Authorities have detained a key aide to the father of Pakistan's atom bomb for questioning as they investigate reports of the possible transfer of nuclear technology to Iran, Pakistani officials said Sunday.
Pakistan questioned Abdul Qadeer Khan, revered as a national hero for developing the nuclear device, and several of his colleagues in recent weeks after a UN nuclear agency began a probe into possible links between the Pakistani and Iranian nuclear programs.
A senior government official said Islam-ul-Haq, Khan's principal secretary, was detained for questioning on Saturday evening in Islamabad. "He was rounded up in connection with the probe of the Iranian nuclear program," said the official, who asked not to be named.
Pakistan says some of its scientists may have been driven by "personal ambition or greed" to export technology to Iran but denies the government itself was ever involved in such technology transfer.

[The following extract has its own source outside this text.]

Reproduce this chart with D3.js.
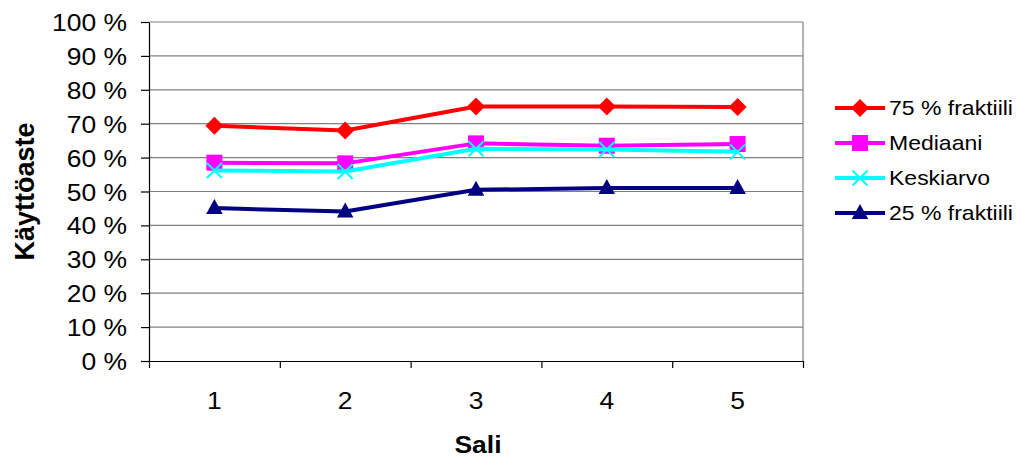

The detention of Haq came hours after President Pervez Musharraf said Pakistan faced serious accusations of spreading terrorism and nuclear technology.
"Our nuclear and missile power is for the defence of Pakistan," Musharraf told a noisy parliament session on Saturday.
"But we have to assure the world that we are a responsible nation and we will not allow proliferation of nuclear weapons."
The New York Times on Saturday quoted US law enforcement officials as saying they were looking into whether the Pakistani Government was involved in a plot by a South African businessman to export trigger devices that could be used for nuclear weapons.
It quoted a Pakistani diplomat in Washington as saying Islamabad would cooperate in the investigation but denied its involvement in the export deal.